NEPD Editor: Doug Kyed
I know what you’re asking, when did Bill Belichick start writing for NEPatriotsDraft.com?
While that would be pretty cool, he hasn’t.
I know this isn’t a popular opinion with fans, and as a fan, I know exactly why it is frustrating. You wait around all day for the Patriots to pick… and they don’t. But maybe I’ve drank the Kool Aid, or maybe I have stockholm syndrome, but it is starting to make a lot of sense to me.

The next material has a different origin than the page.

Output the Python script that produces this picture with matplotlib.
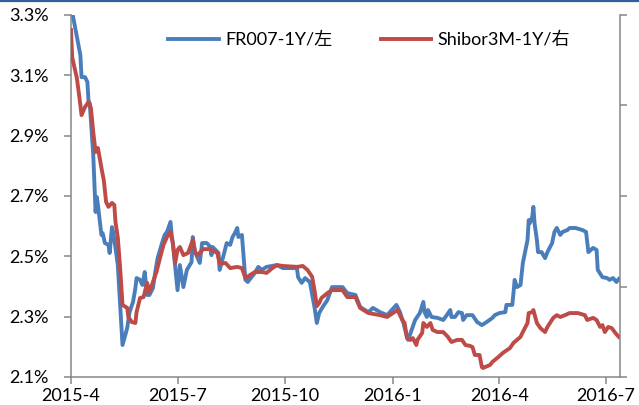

I know all of the complaints, and I’ll try to highlight them all, but in the long run I’m just trying to think what’s best for the team, and what will not only help them win now, but also in the future.
I have one caveat as well, there are seven players that could potentially fall to the Patriots, and if they do, I encourage them to draft these players in the first round, or even trade up for them: Courtney Upshaw, Michael Brockers, Devon Still, Fletcher Cox, Dontari Poe, Nick Perry and Melvin Ingram.
Those are all players that are worthy of first round picks, and it will be tough to find a pass rusher or 5-tech DE nearly as good in the second or third rounds.
That being said, here are my reasons the Patriots should trade out of the first round:
DEPTH AT ALL THE POSITIONS OF NEED
This draft is absolutely loaded at CB, WR, G, C and pass rush, especially in the second and third rounds. It’s unlikely that any of the top three WRs (Justin Blackmon, Kendall Wright, Michael Floyd), CBs (Morris Claiborne, Dre Kirkpatrick, Stephon Gilmore), DEs (Cox, Poe, Still) or pass rushers (Ingram, Perry, Upshaw) fall to the Patriots, so why reach for talent when you can find similar talent in the second round?
All of these players should be available in the second round: Jamell Fleming, Chase Minnifield, Brandon Boykin, Jayron Hosley, Dwight Bentley, Alfonzo Dennard, Casey Hayward, Harrison Smith, Trumaine Johnson, Kendall Reyes, Brandon Thompson, Ronnell Lewis, Vinny Curry, Whitney Mercilus, Jared Crick, Shea McClellin, Andre Branch, Cam Johnson, Kevin Zeitler, Amini Silatolu, Brandon Washington, Ben Jones, David Molk, Phillip Blake, Alshon Jeffery, Stephen Hill, Marvin Jones, Marvin McNutt, Jarius Wright, Joe Adams, Rueben Randle, Brian Quick, Chris Givens… and the list goes on.
Would you rather take two first round players, which are likely reaches, or four second round picks, two third round picks, and multiple late round picks, while grabbing future picks?
THE MYTH OF DRAFTING “ELITE” TALENT IN THE FIRST ROUND
If you want elite talent, you should be arguing toward trading up, not staying put. The difference between a late first and early second round pick is minimal, especially in this draft.
This is the argument I hear the most often, “the Patriots need elite talent in order to help them win now.” Well they’re picking 27th and 31st. Sure, first round talent is usually easier to predict than later round talent, but if we’re only talking drafting ten picks later while picking up later picks or future picks, what’s the real difference besides the label of “first round pick?”
The best scenario would be to trade one pick for a team looking to draft Brandon Weeden late in the first, and the other pick to a team like the Falcons or Saints without a first round pick, so they could pick up a future first. That way, the Patriots would wind up with a an early 2nd round pick (around 36-43), their 48th pick, a pick around 60, and their 63rd pick.
As I said earlier, they could wind up with four-six of the players I listed above, or they could reach for a guy like Brockers, reach for a center like Konz, then only have two picks in the second round, and one in the third and fourth.